The same pattern holds in German and French. Symphony achieves 2.4% WER in German versus 13.0% for OpenAI. In French, 3.9% versus 10.6%. Formatted entity recall in German reaches 99.4%, compared with 84.8% for the best alternative. The gains are not specific to English.

On MedDictate, a curated benchmark of realistic medical dictation, Symphony achieves 4.6% WER compared with 5.7% for Dragon Medical One, and leads on medical term recall (93.5% versus 92.9%). Dragon Medical One retains leads on formatted entity recall (78.3% versus 74.4%) and spoken punctuation recall (94.9% versus 89.0%), reflecting its optimization for single-speaker front-end dictation. Symphony's overall WER and medical term recall are stronger.

To verify that clinical specialization does not come at the cost of general robustness, Symphony was also evaluated on CommonVoice across all three languages. Symphony is competitive with or better than leading real-time APIs on every language, confirming that the gains on clinical speech reflect domain-specific capability rather than narrow overfitting.

Keyterm biasing reduces the false-negative rate on medical terms by approximately 50% relative to the unbiased baseline on both MedDictate and MedRad, with precision essentially unchanged. Biasing recovers missed terms without introducing spurious ones.

Available now

Symphony for Speech to Text is available in production today through the Corti API and Console across English, German, French, Danish, and additional languages. Enterprise and sovereign cloud deployments are available for organizations handling protected health information.

For the companies building what comes next

Clinical voice has been a promise that has not delivered for decades.
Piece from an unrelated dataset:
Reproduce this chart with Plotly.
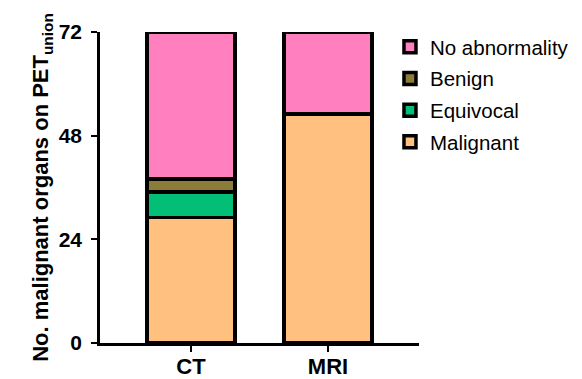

The limitation was not the idea. It was the accuracy and reliability of the underlying speech layer, and the architecture of the tools that existed.

A clinician who cannot trust that a spoken dosage will be captured correctly will stop using voice. A developer who has to build a post-processing pipeline to fix formatting errors, and then rebuild it every time the underlying model changes, is not building clinical software. They are maintaining a fragile integration.

Symphony for Speech to Text is infrastructure. One API. Real-time or batch. The clinical formatting, the spoken punctuation, the keyterm biasing, the audio health signals, and the structured outputs are all part of the API response. No separate pipeline. No client software. No vendor project.

The companies building the next generation of clinical documentation tools, ambient scribes, EHR voice interfaces, telemedicine platforms, and clinical AI systems should not have to solve medical speech recognition from scratch. They should make one API call.